-- To be done --
Retype verbatim only the lines below, starting at the one that contains "Rebuild this chart" and ending at the one that contains "from bokeh.core.properties import value". Pictures are excluded from the copy.

-- Supplied information --
-- Start --
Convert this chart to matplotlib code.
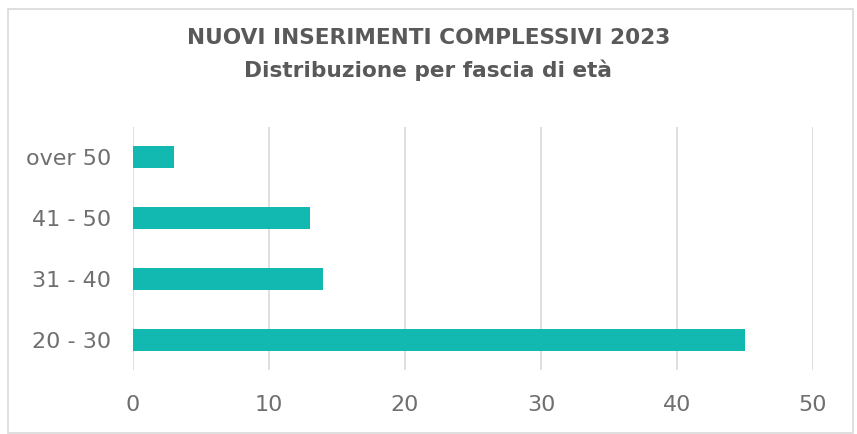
import matplotlib.pyplot as plt
from matplotlib.patches import FancyBboxPatch

# data
categories = ["20 - 30", "31 - 40", "41 - 50", "over 50"]
values = [45, 14, 13, 3]
x_ticks = [0, 10, 20, 30, 40, 50]

BAR = "#12B9B0"
GRID = "#d9d9d9"
TEXT = "#595959"
TICK = "#6f6f6f"

fig = plt.figure(figsize=(8.57, 4.34), dpi=100)
ax = fig.add_axes([133 / 857, 1 - 370 / 434, 680 / 857, 243 / 434])

# outer frame of the chart area
fig.patches.append(FancyBboxPatch((8 / 857, 1 / 434), 845 / 857, 424 / 434,
                                  boxstyle="square,pad=0", transform=fig.transFigure,
                                  fill=False, edgecolor=GRID, linewidth=1.2))

ypos = list(range(len(categories)))
ax.barh(ypos, values, height=0.36, color=BAR, zorder=3)

ax.set_xlim(0, 50)
ax.set_ylim(-0.5, len(categories) - 0.5)
ax.set_xticks(x_ticks)
ax.set_yticks(ypos)
ax.set_yticklabels(categories)
ax.xaxis.grid(True, color=GRID, linewidth=1.2, zorder=0)
ax.tick_params(axis="both", length=0, labelsize=16, labelcolor=TICK)
ax.tick_params(axis="x", pad=18)
ax.tick_params(axis="y", pad=16)
for s in ax.spines.values():
    s.set_visible(False)

fig.text(0.5, 1 - 38 / 434, "NUOVI INSERIMENTI COMPLESSIVI 2023",
         ha="center", va="center", fontsize=15.6, fontweight="bold", color=TEXT)
fig.text(0.5, 1 - 70 / 434, "Distribuzione per fascia di età",
         ha="center", va="center", fontsize=15.6, fontweight="bold", color=TEXT)

fig.savefig("out.png", dpi=100)
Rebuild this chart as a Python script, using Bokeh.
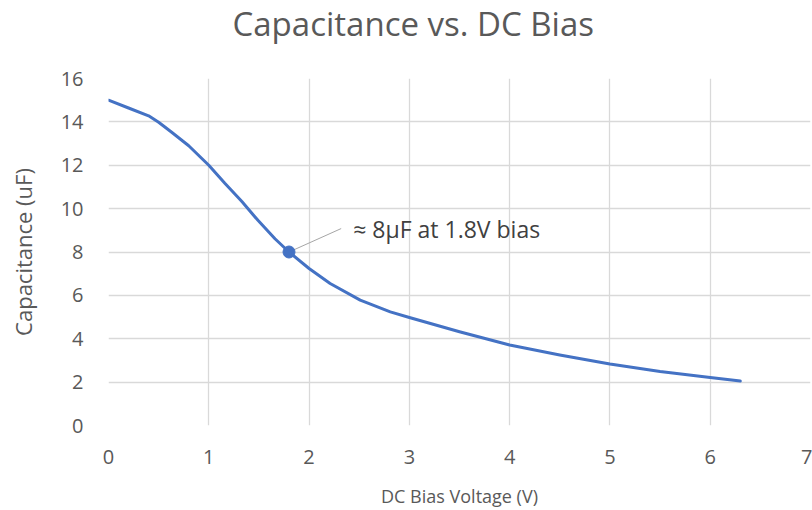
from bokeh.plotting import figure
from bokeh.models import Range1d, FixedTicker, Title
from bokeh.embed import file_html
from bokeh.resources import INLINE
from bokeh.core.properties import value

# data
voltage = [0.0, 0.2, 0.4, 0.5, 0.63, 0.8, 1.0, 1.16, 1.33, 1.49, 1.66, 1.8, 2.0, 2.21,
           2.51, 2.81, 3.0, 3.5, 4.0, 4.5, 5.0, 5.5, 6.0, 6.3]
capacitance = [15.0, 14.64, 14.28, 13.98, 13.52, 12.9, 12.0, 11.17, 10.33, 9.46, 8.61, 8.0, 7.24, 6.55,
               5.78, 5.24, 4.98, 4.32, 3.71, 3.25, 2.84, 2.49, 2.21, 2.05]
marker_v = [1.8]
marker_c = [8.0]
leader_v = [1.8, 2.32]
leader_c = [8.0, 9.08]
note_v = [2.44]
note_c = [9.05]
note_text = ["≈ 8µF at 1.8V bias"]
x_ticks = [0, 1, 2, 3, 4, 5, 6, 7]
y_ticks = [0, 2, 4, 6, 8, 10, 12, 14, 16]
title_text = "Capacitance vs. DC Bias"

FONT = "Open Sans"
TXT = "#595959"
GRID = "#d9d9d9"
BLUE = "#4472C4"

p = figure(width=812, height=510, output_backend="svg", toolbar_location=None,
           x_range=Range1d(0, 7), y_range=Range1d(0, 16),
           min_border_left=108, min_border_right=2, min_border_bottom=84, min_border_top=77)

p.title.text = title_text
p.title.align = "left"
p.title.offset = 124
p.title.vertical_align = "top"
p.title.standoff = 0
p.title.text_font = FONT
p.title.text_font_style = "normal"
p.title.text_font_size = "33px"
p.title.text_color = TXT

# blank (white) spacer between the title and the plot area
p.add_layout(Title(text=" ", text_font_size="10px", standoff=18, text_color="white"), "above")

p.outline_line_color = None
p.background_fill_color = "white"
p.border_fill_color = "white"

for ax in (p.xaxis[0], p.yaxis[0]):
    ax.axis_line_color = None
    ax.major_tick_line_color = None
    ax.minor_tick_line_color = None
    ax.major_label_text_font = FONT
    ax.major_label_text_font_size = "20px"
    ax.major_label_text_color = TXT
    ax.axis_label_text_font = FONT
    ax.axis_label_text_font_style = "normal"
    ax.axis_label_text_color = TXT

p.xaxis[0].ticker = FixedTicker(ticks=x_ticks)
p.yaxis[0].ticker = FixedTicker(ticks=y_ticks)
p.xaxis.axis_label = "DC Bias Voltage (V)"
p.yaxis.axis_label = "Capacitance (uF)"
p.xaxis.axis_label_text_font_size = "18px"
p.yaxis.axis_label_text_font_size = "22px"
p.xaxis.major_label_standoff = 18
p.yaxis.major_label_standoff = 19
p.xaxis.axis_label_standoff = 17
p.yaxis.axis_label_standoff = 20

p.xgrid.grid_line_color = GRID
p.ygrid.grid_line_color = GRID
p.xgrid.grid_line_width = 1.3
p.ygrid.grid_line_width = 1.3

p.line(voltage, capacitance, line_color=BLUE, line_width=3, line_join="round", line_cap="round")
p.line(leader_v, leader_c, line_color="#a6a6a6", line_width=1)
p.scatter(marker_v, marker_c, size=12, fill_color=BLUE, line_color=BLUE)
p.text(note_v, note_c, text=note_text, text_font=value(FONT), text_font_size="23px",
       text_color="#404040", text_align="left", text_baseline="middle")

open("out.html", "w").write(file_html(p, INLINE))
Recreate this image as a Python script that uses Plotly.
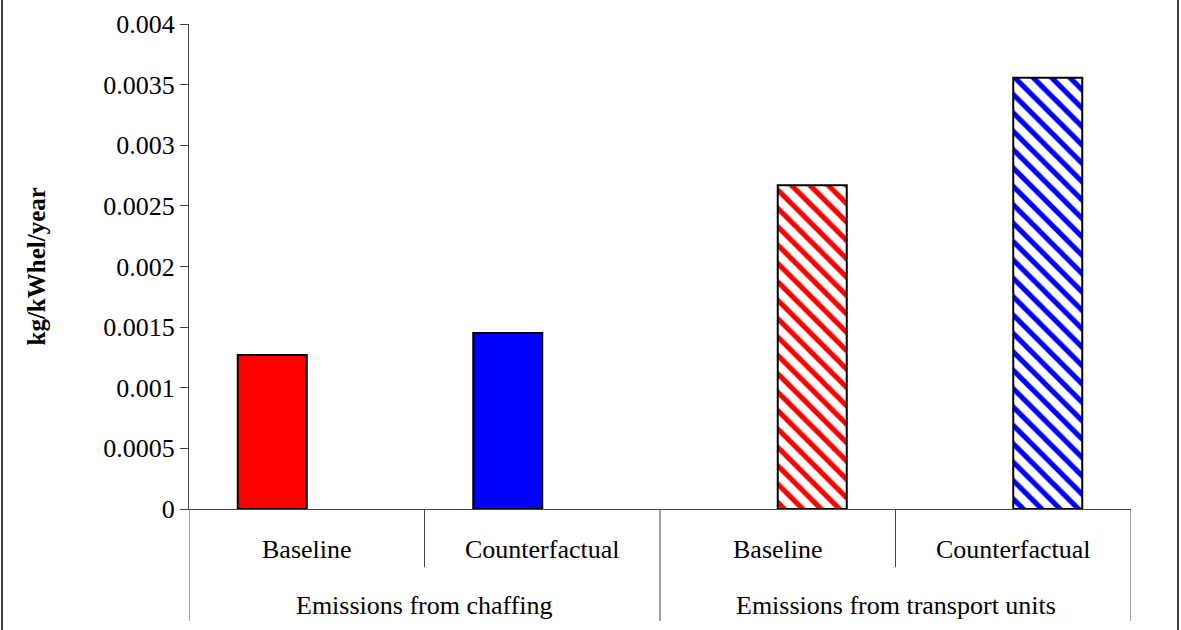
-- End --
-- Expected output --
Rebuild this chart as a Python script, using Bokeh.
from bokeh.plotting import figure
from bokeh.models import Range1d, FixedTicker, Title
from bokeh.embed import file_html
from bokeh.resources import INLINE
from bokeh.core.properties import value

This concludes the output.